🔑 Key Findings:
- Sugar-sweetened drinks like juice and soda linked to heart disease risk
- Researchers found regular exercise didn’t reverse this risk
- The study finds that the best option is still water
QUEBEC CITY, Quebec — Sodas, juices, and energy drinks may taste great going down, but once those beverages hit our stomachs, all of the sugar they contain can wreak havoc on our health. While it shouldn’t be breaking news to anyone that sugar isn’t a healthy dietary choice, a new study warns that exercise alone isn’t enough to undo the risks of cardiovascular disease associated with drinking sugar-sweetened beverages.
Sugary drinks are the single largest source of added sugars in the North American diet, and their consumption is highly associated with a larger risk of developing cardiovascular disease, the world’s leading cause of death. Researchers at the Harvard T. H. Chan School of Public Health led this project, and Jean-Philippe Drouin-Chartier, professor at Universit Laval’s Faculty of Pharmacy, served as study co-author.
“The marketing strategies for these drinks often show active people drinking these beverages. It suggests that sugary drink consumption has no negative effects on health if you’re physically active. Our research aimed to assess this hypothesis,” says Prof. Drouin-Chartier in a media release.
To conduct this study, the research team examined two groups totaling roughly 100,000 adults, following them for about three decades. The analyzed data revealed that people who consumed sugar-sweetened beverages more than twice weekly had a clearly higher risk of cardiovascular disease — regardless of personal physical activity levels.
Researchers note that even if the widely-recommended 150 minutes of weekly physical activity may protect against cardiovascular disease, that much weekly exercise still isn’t enough to counter the negative health effects of sugar-sweetened beverages.
“Physical activity reduces the risk of cardiovascular disease associated with sugar-sweetened beverages by half, but it does not fully eliminate it,” Prof. Drouin-Chartier explains.
The frequency of consumption considered by researchers (twice weekly) was relatively low all things considered, yet still significantly associated with cardiovascular disease risk. This suggests individuals consuming sugary drinks on a daily basis face even larger cardiovascular risk profiles.
With this in mind, study authors stress the importance of targeting the widespread presence of sugar-sweetened beverages in society. Examples include soft and carbonated drinks (with or without caffeine), lemonade, and fruit cocktails. This project did not account for energy drinks specifically, but they also tend to contain sugar as well.
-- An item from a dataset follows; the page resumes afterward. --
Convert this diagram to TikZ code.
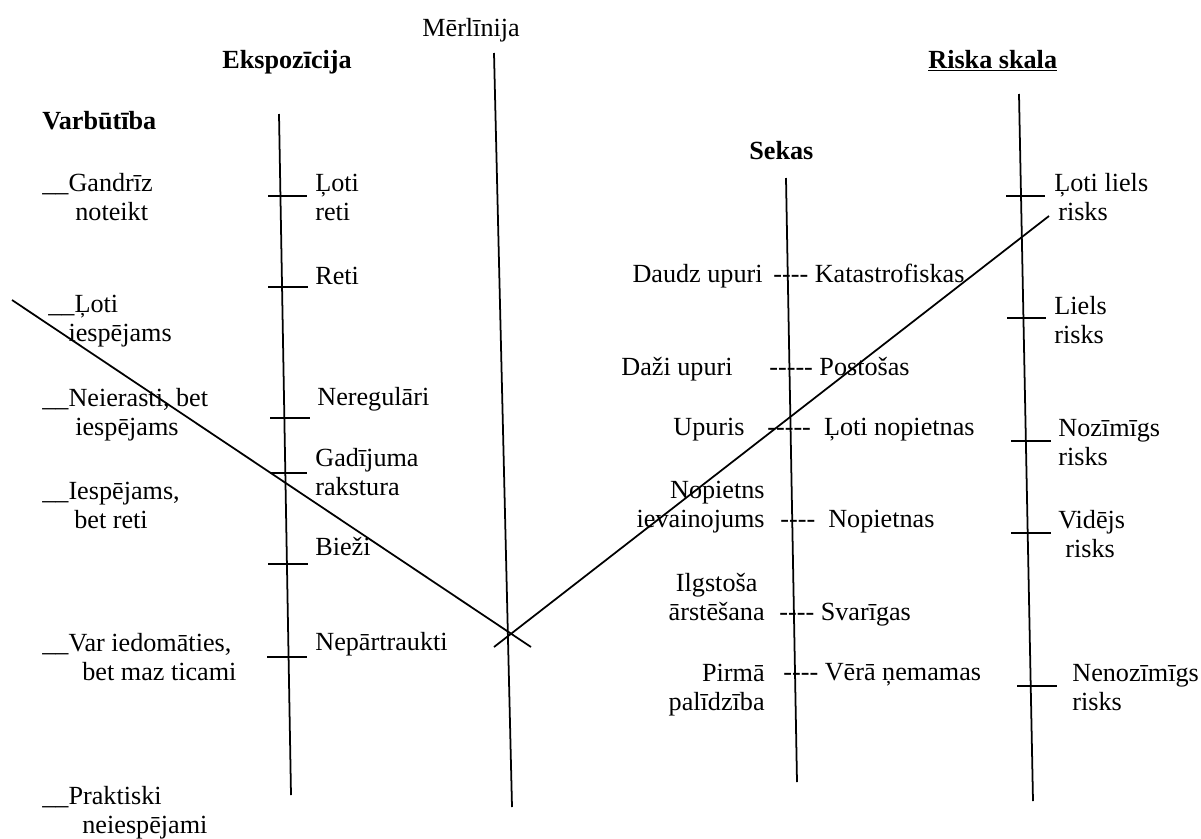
\documentclass[tikz,border=0pt]{standalone}
\usepackage{fontspec}
\setmainfont{Liberation Serif}
\usepackage{tikz}
\usetikzlibrary{positioning}
\newcommand{\hy}{-\kern0pt}

\begin{document}
\begin{tikzpicture}[x=0.02cm,y=-0.02cm,
    every node/.style={inner sep=0pt,font=\fontsize{14.9}{16.5}\selectfont},
    lbl/.style={align=left,anchor=base west},
    lblr/.style={align=right,anchor=base east},
    axis/.style={line width=1pt},
    tk/.style={line width=0.8pt}]
  \useasboundingbox (0,0) rectangle (1201,839);

   \draw (42,129) node[anchor=base west] (varbut) {\textbf{Varbūtība}};
   \draw (222,68) node[anchor=base west] (ekspoz) {\textbf{Ekspozīcija}};
   \draw (422,36) node[anchor=base west] (merlin) {Mērlīnija};
   \draw (749,159) node[anchor=base west] (sekas) {\textbf{Sekas}};
   \draw (928,68) node[anchor=base west] (riska) {\underline{\textbf{Riska skala}}};

   \coordinate (eTop) at (279,114);  \coordinate (eBot) at (291,795);
   \coordinate (mTop) at (494,53);   \coordinate (mBot) at (512,807);
   \coordinate (sTop) at (786,178);  \coordinate (sBot) at (797,782);
   \coordinate (rTop) at (1019,94);  \coordinate (rBot) at (1033,801);
   \coordinate (vLeft) at (12,300);  \coordinate (vLeftEnd) at (531,647);
   \coordinate (vRightEnd) at (494,647); \coordinate (vRight) at (1049,216);

   \path[-,axis] (eTop) edge (eBot);
   \path[-,axis] (mTop) edge (mBot);
   \path[-,axis] (sTop) edge (sBot);
   \path[-,axis] (rTop) edge (rBot);
   \path[-,axis] (vLeft) edge (vLeftEnd);
   \path[-,axis] (vRightEnd) edge (vRight);

   \draw[tk] (268,196) -- (307,196);
   \draw[tk] (268,287) -- (308,287);
   \draw[tk] (270,418) -- (310,418);
   \draw[tk] (270,473) -- (307,473);
   \draw[tk] (268,564) -- (308,564);
   \draw[tk] (267,657) -- (307,657);

   \draw[tk] (1006,196) -- (1045,196);
   \draw[tk] (1007,318) -- (1046,318);
   \draw[tk] (1011,441) -- (1051,441);
   \draw[tk] (1011,533) -- (1051,533);
   \draw[tk] (1017,686) -- (1057,686);

   \draw (42,220) node[lbl] (gandriz) {\_\_Gandrīz\\\hspace*{1.26em}noteikt};
   \draw (48,341) node[lbl] (lotiIesp) {\_\_Ļoti\\\hspace*{0.77em}iespējams};
   \draw (42,435) node[lbl] (neierasti) {\_\_Neierasti, bet\\\hspace*{1.26em}iespējams};
   \draw (42,528) node[lbl] (iespejams) {\_\_Iespējams,\\\hspace*{1.22em}bet reti};
   \draw (42,680) node[lbl] (varIedom) {\_\_Var iedomāties,\\\hspace*{1.53em}bet maz ticami};
   \draw (42,833) node[lbl] (praktiski) {\_\_Praktiski\\\hspace*{1.53em}neiespējami};

   \draw (315,220) node[lbl] (lotiReti) {Ļoti\\reti};
   \draw (315,284) node[lbl] (reti) {Reti};
   \draw (317,405) node[lbl] (neregulari) {Neregulāri};
   \draw (315,495) node[lbl] (gadijuma) {Gadījuma\\rakstura};
   \draw (315,555) node[lbl] (biezi) {Bieži};
   \draw (315,650) node[lbl] (nepartraukti) {Nepārtraukti};

   \draw (763,282) node[lblr] (daudz) {Daudz upuri};
   \draw (733,375) node[lblr] (dazi) {Daži upuri};
   \draw (745,435) node[lblr] (upuris) {Upuris};
   \draw (765,527) node[lblr] (nopietns) {Nopietns\\ievainojums};
   \draw (765,620) node[lblr,align=center] (ilgstosa) {Ilgstoša\\ārstēšana};
   \draw (765,710) node[lblr] (pirma) {Pirmā\\palīdzība};

   \draw (773,282) node[lbl] (katastr) {\hy\hy\hy\hy{} Katastrofiskas};
   \draw (769,375) node[lbl] (postosas) {\hy\hy\hy\hy\hy{} Postošas};
   \draw (767,435) node[lbl] (lotiNop) {\hy\hy\hy\hy\hy{}~~Ļoti nopietnas};
   \draw (780,527) node[lbl] (nopietnas) {\hy\hy\hy\hy{}~~Nopietnas};
   \draw (779,620) node[lbl] (svarigas) {\hy\hy\hy\hy{} Svarīgas};
   \draw (783,680) node[lbl] (vera) {\hy\hy\hy\hy{} Vērā ņemamas};

   \draw (1054,220) node[lbl] (lotiLiels) {Ļoti liels\\\hspace*{0.15em}risks};
   \draw (1054,343) node[lbl] (liels) {Liels\\risks};
   \draw (1058,465) node[lbl] (nozimigs) {Nozīmīgs\\risks};
   \draw (1058,557) node[lbl] (videjs) {Vidējs\\\hspace*{0.27em}risks};
   \draw (1072,710) node[lbl] (nenozimigs) {Nenozīmīgs\\risks};
\end{tikzpicture}
\end{document}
Artificially sweetened drinks are usually presented as an alternative solution to sugary beverages. The consumption of such beverages showed no association with a higher risk of cardiovascular diseases.
“Replacing sugar-sweetened beverages by diet drinks is good, because it reduces the amount of sugar. But the best drink option remains water,” Prof. Drouin-Chartier comments.
“Our findings provide further support for public health recommendations and policies to limit people’s intake of sugar-sweetened beverages, as well as to encourage people to meet and maintain adequate physical activity levels,” concludes lead study author Lorena Pacheco, a research scientist in the Department of Nutrition at Harvard Chan School.
The study is published in the American Journal of Clinical Nutrition.